GENEVA, 2 July 2024 — “Today, the three million girls and boys of the Central Africa Republic face the highest registered level of overlapping and interconnected crises and deprivation in the world.

“The Central African Republic (CAR) now holds the tragic distinction of being ranked first among 191 countries as the most at-risk for humanitarian crises and disaster. This dire status underscores the severe and urgent challenges faced by its youngest citizens.

“Ten years of protracted conflict and instability in CAR has left every single one of CAR’s three million children at risk.

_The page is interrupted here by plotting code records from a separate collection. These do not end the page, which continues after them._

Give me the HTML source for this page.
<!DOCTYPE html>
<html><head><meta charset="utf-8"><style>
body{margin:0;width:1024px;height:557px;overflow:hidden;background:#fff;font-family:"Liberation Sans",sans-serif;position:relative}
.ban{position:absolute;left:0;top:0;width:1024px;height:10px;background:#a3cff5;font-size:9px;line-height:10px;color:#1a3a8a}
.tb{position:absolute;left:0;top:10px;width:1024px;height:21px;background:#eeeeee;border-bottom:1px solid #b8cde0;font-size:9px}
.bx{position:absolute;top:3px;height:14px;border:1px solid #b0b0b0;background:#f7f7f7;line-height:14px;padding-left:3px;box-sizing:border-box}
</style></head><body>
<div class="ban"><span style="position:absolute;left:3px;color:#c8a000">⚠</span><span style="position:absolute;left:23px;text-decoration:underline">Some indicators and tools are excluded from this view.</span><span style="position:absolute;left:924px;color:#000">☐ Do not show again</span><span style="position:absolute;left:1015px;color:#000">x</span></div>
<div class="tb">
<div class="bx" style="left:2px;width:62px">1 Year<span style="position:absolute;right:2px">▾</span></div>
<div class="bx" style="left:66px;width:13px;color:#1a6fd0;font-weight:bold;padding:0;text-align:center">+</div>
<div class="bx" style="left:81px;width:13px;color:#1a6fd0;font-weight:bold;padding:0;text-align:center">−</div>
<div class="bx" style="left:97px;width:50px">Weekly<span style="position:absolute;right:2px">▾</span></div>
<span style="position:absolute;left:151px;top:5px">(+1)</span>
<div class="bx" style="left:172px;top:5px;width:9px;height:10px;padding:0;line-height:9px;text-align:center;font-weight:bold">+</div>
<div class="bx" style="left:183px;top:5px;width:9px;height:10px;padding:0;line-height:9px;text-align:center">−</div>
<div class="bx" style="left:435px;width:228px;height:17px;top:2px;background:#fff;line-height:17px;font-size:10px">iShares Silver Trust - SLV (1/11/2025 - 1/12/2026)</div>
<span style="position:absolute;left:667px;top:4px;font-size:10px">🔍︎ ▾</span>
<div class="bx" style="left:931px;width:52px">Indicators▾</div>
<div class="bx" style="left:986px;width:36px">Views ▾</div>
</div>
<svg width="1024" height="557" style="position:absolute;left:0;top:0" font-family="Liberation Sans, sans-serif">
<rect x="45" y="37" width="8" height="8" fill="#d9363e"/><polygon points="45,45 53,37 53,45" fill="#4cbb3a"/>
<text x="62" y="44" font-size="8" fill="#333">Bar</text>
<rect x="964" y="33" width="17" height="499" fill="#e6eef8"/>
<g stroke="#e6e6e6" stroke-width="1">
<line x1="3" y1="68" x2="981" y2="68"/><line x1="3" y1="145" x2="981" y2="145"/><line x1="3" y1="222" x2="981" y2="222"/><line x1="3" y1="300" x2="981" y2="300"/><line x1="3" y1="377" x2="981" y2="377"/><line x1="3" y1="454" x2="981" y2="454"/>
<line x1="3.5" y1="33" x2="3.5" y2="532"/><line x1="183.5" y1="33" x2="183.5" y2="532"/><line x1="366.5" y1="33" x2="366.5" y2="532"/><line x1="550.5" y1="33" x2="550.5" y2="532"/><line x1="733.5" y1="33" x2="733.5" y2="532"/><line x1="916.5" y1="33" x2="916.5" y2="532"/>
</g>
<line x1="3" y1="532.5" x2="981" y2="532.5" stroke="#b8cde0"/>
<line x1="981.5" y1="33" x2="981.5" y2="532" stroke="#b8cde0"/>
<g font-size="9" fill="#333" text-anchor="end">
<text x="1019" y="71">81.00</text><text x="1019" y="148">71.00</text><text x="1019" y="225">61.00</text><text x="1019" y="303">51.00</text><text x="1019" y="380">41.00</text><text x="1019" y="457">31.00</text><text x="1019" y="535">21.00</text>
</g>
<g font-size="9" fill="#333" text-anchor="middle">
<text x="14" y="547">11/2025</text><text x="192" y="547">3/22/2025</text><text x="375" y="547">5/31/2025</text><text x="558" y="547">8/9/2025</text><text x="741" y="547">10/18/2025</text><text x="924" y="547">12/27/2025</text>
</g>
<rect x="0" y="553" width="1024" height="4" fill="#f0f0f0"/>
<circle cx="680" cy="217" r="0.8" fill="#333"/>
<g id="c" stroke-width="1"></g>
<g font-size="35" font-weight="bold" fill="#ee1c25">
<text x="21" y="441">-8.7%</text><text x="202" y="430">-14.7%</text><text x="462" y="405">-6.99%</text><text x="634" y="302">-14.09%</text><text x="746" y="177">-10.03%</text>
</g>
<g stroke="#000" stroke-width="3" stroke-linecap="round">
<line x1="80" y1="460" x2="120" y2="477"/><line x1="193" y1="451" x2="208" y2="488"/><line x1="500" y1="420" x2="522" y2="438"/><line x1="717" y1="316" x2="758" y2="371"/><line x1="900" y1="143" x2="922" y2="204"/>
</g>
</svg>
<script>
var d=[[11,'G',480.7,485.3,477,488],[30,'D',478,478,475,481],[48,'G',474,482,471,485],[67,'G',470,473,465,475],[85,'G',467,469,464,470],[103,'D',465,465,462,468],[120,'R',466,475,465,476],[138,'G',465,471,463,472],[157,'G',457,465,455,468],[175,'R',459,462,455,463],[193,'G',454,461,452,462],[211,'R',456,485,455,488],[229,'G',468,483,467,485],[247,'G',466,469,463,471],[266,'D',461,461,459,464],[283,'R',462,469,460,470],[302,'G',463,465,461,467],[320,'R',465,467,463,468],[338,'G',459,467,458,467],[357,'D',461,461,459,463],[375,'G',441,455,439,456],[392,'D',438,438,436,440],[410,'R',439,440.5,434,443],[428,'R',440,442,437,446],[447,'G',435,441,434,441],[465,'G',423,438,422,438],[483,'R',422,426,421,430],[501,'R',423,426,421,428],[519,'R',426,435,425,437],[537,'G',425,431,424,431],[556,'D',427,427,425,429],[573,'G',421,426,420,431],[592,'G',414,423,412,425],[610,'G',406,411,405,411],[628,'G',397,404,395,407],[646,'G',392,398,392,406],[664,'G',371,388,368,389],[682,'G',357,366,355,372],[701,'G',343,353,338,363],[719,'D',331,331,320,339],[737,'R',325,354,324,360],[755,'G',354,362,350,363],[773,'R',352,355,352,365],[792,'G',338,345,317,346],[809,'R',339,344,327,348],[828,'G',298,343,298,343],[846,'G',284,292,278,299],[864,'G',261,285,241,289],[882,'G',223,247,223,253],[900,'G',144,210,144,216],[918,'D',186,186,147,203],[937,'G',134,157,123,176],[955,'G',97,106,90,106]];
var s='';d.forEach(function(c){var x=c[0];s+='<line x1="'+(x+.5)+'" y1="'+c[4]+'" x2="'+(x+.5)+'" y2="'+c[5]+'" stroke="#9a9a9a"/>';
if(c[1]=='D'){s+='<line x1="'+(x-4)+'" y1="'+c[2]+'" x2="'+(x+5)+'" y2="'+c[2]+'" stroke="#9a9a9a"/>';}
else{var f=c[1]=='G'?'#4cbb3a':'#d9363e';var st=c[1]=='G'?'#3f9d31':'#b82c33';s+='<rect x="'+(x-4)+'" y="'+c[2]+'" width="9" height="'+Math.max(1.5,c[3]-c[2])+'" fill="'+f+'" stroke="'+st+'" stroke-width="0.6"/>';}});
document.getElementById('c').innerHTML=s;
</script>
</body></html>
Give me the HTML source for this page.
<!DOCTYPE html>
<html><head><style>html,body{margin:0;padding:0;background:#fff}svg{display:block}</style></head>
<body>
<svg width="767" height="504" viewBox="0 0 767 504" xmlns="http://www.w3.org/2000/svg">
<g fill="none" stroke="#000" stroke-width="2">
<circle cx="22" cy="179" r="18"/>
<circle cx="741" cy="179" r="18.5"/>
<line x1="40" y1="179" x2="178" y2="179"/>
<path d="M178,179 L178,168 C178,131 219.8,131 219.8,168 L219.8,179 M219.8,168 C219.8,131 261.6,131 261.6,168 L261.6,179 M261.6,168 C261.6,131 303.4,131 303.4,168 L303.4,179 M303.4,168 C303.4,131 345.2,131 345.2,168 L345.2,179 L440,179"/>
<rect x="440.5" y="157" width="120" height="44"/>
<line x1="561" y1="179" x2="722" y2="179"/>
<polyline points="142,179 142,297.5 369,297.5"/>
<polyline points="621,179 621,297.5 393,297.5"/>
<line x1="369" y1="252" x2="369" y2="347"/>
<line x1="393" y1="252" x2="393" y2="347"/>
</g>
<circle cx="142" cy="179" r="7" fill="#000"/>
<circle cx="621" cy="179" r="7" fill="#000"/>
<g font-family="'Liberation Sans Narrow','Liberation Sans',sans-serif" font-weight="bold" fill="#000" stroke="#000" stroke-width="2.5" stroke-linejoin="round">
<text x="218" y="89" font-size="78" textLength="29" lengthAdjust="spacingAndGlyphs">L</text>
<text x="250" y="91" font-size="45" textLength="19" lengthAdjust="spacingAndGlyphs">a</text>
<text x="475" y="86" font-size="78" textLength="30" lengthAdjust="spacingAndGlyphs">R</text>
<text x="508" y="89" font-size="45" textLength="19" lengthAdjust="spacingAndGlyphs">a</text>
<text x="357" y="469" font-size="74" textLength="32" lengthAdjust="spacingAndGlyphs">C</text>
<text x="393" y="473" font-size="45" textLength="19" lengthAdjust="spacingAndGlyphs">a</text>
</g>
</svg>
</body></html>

“There is a host of distressing data that speaks to the lives of children in CAR; I will mention just four, though the briefing note James shares has more data:

  • 1 in 2 children do not have access to health services.
  • Around just one-third (37%) of children attend school regularly.
  • Nearly two in three (61%) young women were married before the age of 18
  • Almost 40% of the children in the country suffer from chronic malnutrition.

“Weakened institutions and the constant threat of violence compound the multiple risks to the rights of children. The fact that the crisis in CAR has been stretched out over so many years – and that, sadly, so many other global crises continue to unfold in parallel – means that the children of CAR have become painfully invisible. But their pain and loss are profoundly evident.

“However, there is hope. Now is a critical moment; indeed, it is the moment for the international community to rally for a change of course for the children of CAR.

“The government’s new National Development Plan, alongside other major commitments to improve children’s rights, mean UNICEF and its partners have a viable mechanism to push for a change of course: to chart a new future for the children and the country.

“Amid this rare moment of opportunity, the greatest risk is that the champions these children rely on—international donors, global media, and an informed public—may turn their backs and look away in the face of simultaneous global crises.

“In my most clear and candid language: this will mean many children will unnecessarily die; many more will see their futures destroyed. A child is a child, and, as such, it is imperative that the international community does not forget the children of CAR.”